Climbing difficulty is a spectrum from the easiset thing worth climbing to the most difficult thing anyone will ever climb

A grading scales communicates where on a this spectrum a particular climb falls.

Here's the first portion of the French scale

This is the Yosemite Decimal System which is common in the United States.

Let's focus on a smaller segment of the scale, to start addressing some detail

At this level, it's a bit more accurate to visualize grades as a range of difficulty. Climbs are (kind of) points along this spectrum.

There's a climb in Yosemite listed for each grade. And two listed that fall within the 5.10a (Crest Jewel and Sons of Yesterday).

From here we'll be focusing on what ranges these grades communicate.

In just the area around 5.10a to 5.10d there's (much) room for interpretaion.

Climbers regularly use the grade 5.10 without an a, b, c, or d.

Is it a middle-of-the-road grade, right in the center of the 10s?

Or is it a more general grade, that vaguely refers to anything within the range?

This issue compounds when considering the + and - variations on every number grade.

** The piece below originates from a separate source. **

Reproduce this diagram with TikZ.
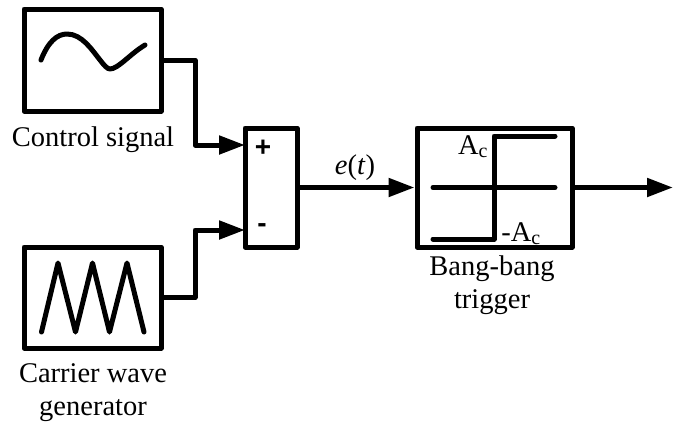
\documentclass[tikz,border=0pt]{standalone}
\usepackage{fontspec}
\setmainfont{Liberation Serif}
\newfontfamily\signfont{Liberation Sans}
\usetikzlibrary{arrows.meta}

\begin{document}
\begin{tikzpicture}[x=1pt, y=-1pt, line join=round,
    block/.style={draw, line width=5pt, inner sep=0pt},
    wire/.style={line width=5pt},
    feed/.style={wire, -{Triangle[length=26pt, width=18pt]}},
    sketch/.style={line width=5pt, line cap=round},
    caption/.style={font=\fontsize{28.5}{28.5}\selectfont, inner sep=0pt, anchor=base},
    sign/.style={font=\signfont\bfseries\fontsize{28}{28}\selectfont, inner sep=0pt}]
  \useasboundingbox (0,0) rectangle (682,423);

  \node[block, minimum width=137pt, minimum height=102pt] (control) at (92.5,60) {};
  \node[block, minimum width=137pt, minimum height=101pt] (carrier) at (92.5,297.5) {};
  \node[block, minimum width=52pt, minimum height=119pt] (sum) at (271,187.5) {};
  \node[block, minimum width=155pt, minimum height=119pt] (trigger) at (494.5,187.5) {};

  \coordinate (plusin) at (245,145);
  \coordinate (minusin) at (245,230);
  \coordinate (upper) at (195,100);
  \coordinate (lower) at (195,260);
  \coordinate (out) at (673,187.5);

  \draw[feed] (control.east) -| (upper) |- (plusin);
  \draw[feed] (carrier.east) -| (lower) |- (minusin);
  \draw[feed] (sum.east) -- (trigger.west);
  \draw[feed] (trigger.east) -- (out);

  % symbols inside the blocks
  \draw[sketch] (41,60) .. controls (48,42) and (57,34) .. (67,34)
    .. controls (82,34) and (92,50) .. (100,60) .. controls (104,65) and (107,69) .. (110,69)
    .. controls (118,69) and (130,54) .. (145,45);
  \draw[sketch] (41.5,332) -- (58,263) -- (75.5,332) -- (92.5,263) -- (109.5,332) -- (127,263) -- (144,332);
  \draw[sketch] (433,239) -- (494,239) -- (494,136) -- (555,136);
  \draw[sketch] (433,187.5) -- (555,187.5);

  \node[caption] (controltext) at (93,146) {Control signal};
  \node[caption] (carriertext) at (93,382) {Carrier wave};
  \node[caption] (generatortext) at (93,415) {generator};
  \node[caption] (bangtext) at (492,275) {Bang-bang};
  \node[caption] (triggertext) at (492,308) {trigger};
  \node[caption] (error) at (355,174) {\textit{e}(\textit{t})};
  \node[caption] (high) at (473,154) {A\textsubscript{c}};
  \node[caption] (low) at (521,241) {-A\textsubscript{c}};
  \node[sign] (plus) at (263,148) {+};
  \node[sign] (minus) at (262,228) {-};
\end{tikzpicture}
\end{document}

All 10s could be ordered one after another in a single series

Now 5.10 looks very broad when used as a general grade for all other 10s.

Or, do the pluses and minuses refine the broad stretches of whole-number grades

It would also make sense if they represent just the upper and lower halves of their respective numbers

But… in practice, it's not uncommon to climb at an area that consideres a + to mean harder than the number implies. or a - to mean probably easier than the number implies

This situation complicates again when climbers use a slash between whole numbers, 5.9/10 and 5.10/11.

And complicate again when using a slash for letters 5.10c/d.

Similar issues also affect other grading scales, like the French system mentioned above.

Translation between different scales is at least as messy as the issues above.